Will cross-platform cut my app budget in half?

Usually not. You often save duplicate UI and a chunk of client feature work versus two native apps, but discovery, design, backend, integrations, QA, and store submission still cost. Plan for meaningful shared-surface savings plus contingency for native modules and platform polish — not a 50% sticker price.

React Native or Flutter?

Pick from hiring plan and product constraints. React Native often fits TypeScript-heavy orgs that want web-adjacent talent; Flutter often fits greenfield UIs where consistent cross-platform visuals matter more than sharing code with a web app. Demand shipped dual-store proof on the proposed stack and a clear plan for native modules when shared layers run out.
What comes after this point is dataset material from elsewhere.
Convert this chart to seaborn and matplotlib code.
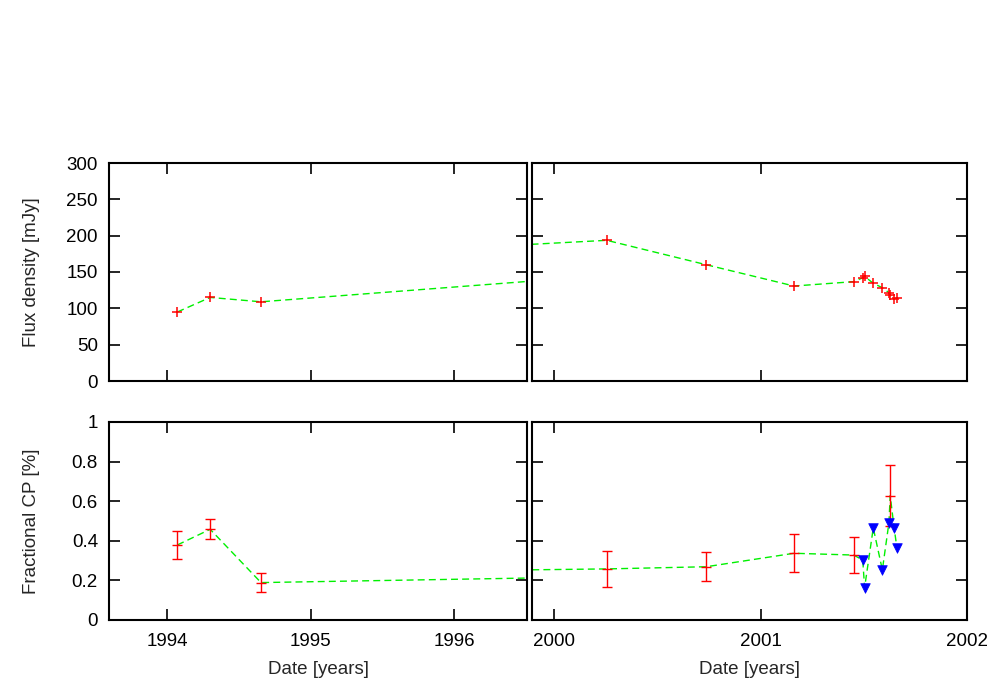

What should a cross-platform agency own vs my team?

Agencies typically own client architecture, shared UI implementation, CI for both platforms, and store-ready builds per SOW. You should keep product priorities, store accounts, cloud/API keys, analytics, and long-term repo ownership under your org. Write who handles review rejections, certificates, and post-launch hotfixes into the contract so offboarding is not a hostage situation.

How do I brief for a dual-store MVP?

Name min OS versions, must-have device capabilities, MVP vs later scope, backend ownership, analytics/crash tooling, and who submits to App Store and Play. Include offline, payments, and auth edge cases explicitly. Vague “ship on both platforms” briefs produce optimistic timelines and Android-as-afterthought delivery.